Stored data —

══════

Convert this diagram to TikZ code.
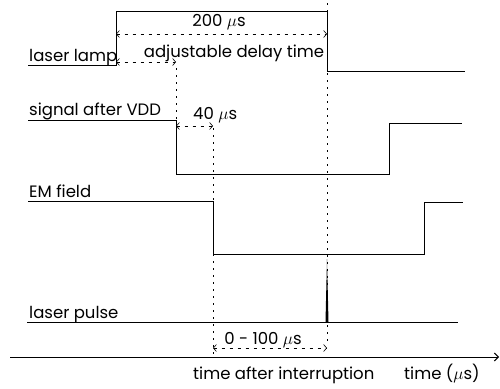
\documentclass[tikz,border=0pt]{standalone}
\usepackage{fontspec}
\setmainfont{Poppins}
\usetikzlibrary{arrows.meta,positioning}
\tikzset{
  sig/.style={line width=1pt,black},
  vd/.style={line width=0.6pt,dash pattern=on 2pt off 5pt},
  dar/.style={line width=0.6pt,dash pattern=on 3pt off 5pt,
    {Straight Barb[length=3pt,width=7pt]}-{Straight Barb[length=3pt,width=7pt]}},
  lbl/.style={font=\fontsize{16.5}{18}\selectfont,inner sep=0pt,anchor=base west},
  tl/.style={font=\fontsize{16.5}{18}\selectfont,inner sep=0pt,anchor=base}
}
\begin{document}
\begin{tikzpicture}[x=1pt,y=-1pt]
\useasboundingbox (0,0) rectangle (500,388);
% time marks
\coordinate (tA) at (116,0);
\coordinate (tB) at (176,0);
\coordinate (tC) at (213,0);
\coordinate (tD) at (327,0);
% waveforms
\draw[sig] (28,65) -- (116,65) -- (116,11) -- (327,11) -- (327,71) -- (465,71);
\draw[sig] (28,120) -- (176,120) -- (176,174) -- (389,174) -- (389,123) -- (462,123);
\draw[sig] (28,201) -- (213,201) -- (213,254) -- (424,254) -- (424,202) -- (463,202);
\draw[sig] (27,322) -- (458,322);
\fill (325.5,322) -- (327,259) -- (328.5,322) -- cycle;
% time axis
\draw[sig,-{Straight Barb[length=4pt,width=8pt]}] (10,357) -- (499,357);
% guide lines
\draw[vd] (tB |- 0,68) -- (tB |- 0,120);
\draw[vd] (tC |- 0,128) -- (tC |- 0,357);
\draw[vd] (tD |- 0,3) -- (tD |- 0,345);
% dimension arrows
\draw[dar] (tA |- 0,34) -- (tD |- 0,34);
\draw[dar] (tA |- 0,62) -- (tB |- 0,62);
\draw[dar] (tB |- 0,126) -- (tC |- 0,126);
\draw[dar] (tC |- 0,348) -- (tD |- 0,348);
% labels
\node[lbl] (lamp) at (29,61) {laser lamp};
\node[lbl] (vdd) at (29,115) {signal after VDD};
\node[lbl] (em) at (29,197) {EM field};
\node[lbl] (pulse) at (29,318) {laser pulse};
\node[tl] (d200) at (219,27) {200 $\mu$s};
\node[tl] (delay) at (234,57) {adjustable delay time};
\node[lbl] (d40) at (193,119) {40 $\mu$s};
\node[tl] (d100) at (263,344) {0 - 100 $\mu$s};
\node[lbl] (tai) at (193,379) {time after interruption};
\node[lbl] (tus) at (404,379) {time ($\mu$s)};
\end{tikzpicture}
\end{document}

══════

Given problem — Could you repeat all of the material exactly? Pictures should not be copied.

Worked answer —
Convert this diagram to TikZ code.
\documentclass[tikz,border=0pt]{standalone}
\usepackage{fontspec}
\setmainfont{Poppins}
\usetikzlibrary{arrows.meta,positioning}
\tikzset{
  sig/.style={line width=1pt,black},
  vd/.style={line width=0.6pt,dash pattern=on 2pt off 5pt},
  dar/.style={line width=0.6pt,dash pattern=on 3pt off 5pt,
    {Straight Barb[length=3pt,width=7pt]}-{Straight Barb[length=3pt,width=7pt]}},
  lbl/.style={font=\fontsize{16.5}{18}\selectfont,inner sep=0pt,anchor=base west},
  tl/.style={font=\fontsize{16.5}{18}\selectfont,inner sep=0pt,anchor=base}
}
\begin{document}
\begin{tikzpicture}[x=1pt,y=-1pt]
\useasboundingbox (0,0) rectangle (500,388);
% time marks
\coordinate (tA) at (116,0);
\coordinate (tB) at (176,0);
\coordinate (tC) at (213,0);
\coordinate (tD) at (327,0);
% waveforms
\draw[sig] (28,65) -- (116,65) -- (116,11) -- (327,11) -- (327,71) -- (465,71);
\draw[sig] (28,120) -- (176,120) -- (176,174) -- (389,174) -- (389,123) -- (462,123);
\draw[sig] (28,201) -- (213,201) -- (213,254) -- (424,254) -- (424,202) -- (463,202);
\draw[sig] (27,322) -- (458,322);
\fill (325.5,322) -- (327,259) -- (328.5,322) -- cycle;
% time axis
\draw[sig,-{Straight Barb[length=4pt,width=8pt]}] (10,357) -- (499,357);
% guide lines
\draw[vd] (tB |- 0,68) -- (tB |- 0,120);
\draw[vd] (tC |- 0,128) -- (tC |- 0,357);
\draw[vd] (tD |- 0,3) -- (tD |- 0,345);
% dimension arrows
\draw[dar] (tA |- 0,34) -- (tD |- 0,34);
\draw[dar] (tA |- 0,62) -- (tB |- 0,62);
\draw[dar] (tB |- 0,126) -- (tC |- 0,126);
\draw[dar] (tC |- 0,348) -- (tD |- 0,348);
% labels
\node[lbl] (lamp) at (29,61) {laser lamp};
\node[lbl] (vdd) at (29,115) {signal after VDD};
\node[lbl] (em) at (29,197) {EM field};
\node[lbl] (pulse) at (29,318) {laser pulse};
\node[tl] (d200) at (219,27) {200 $\mu$s};
\node[tl] (delay) at (234,57) {adjustable delay time};
\node[lbl] (d40) at (193,119) {40 $\mu$s};
\node[tl] (d100) at (263,344) {0 - 100 $\mu$s};
\node[lbl] (tai) at (193,379) {time after interruption};
\node[lbl] (tus) at (404,379) {time ($\mu$s)};
\end{tikzpicture}
\end{document}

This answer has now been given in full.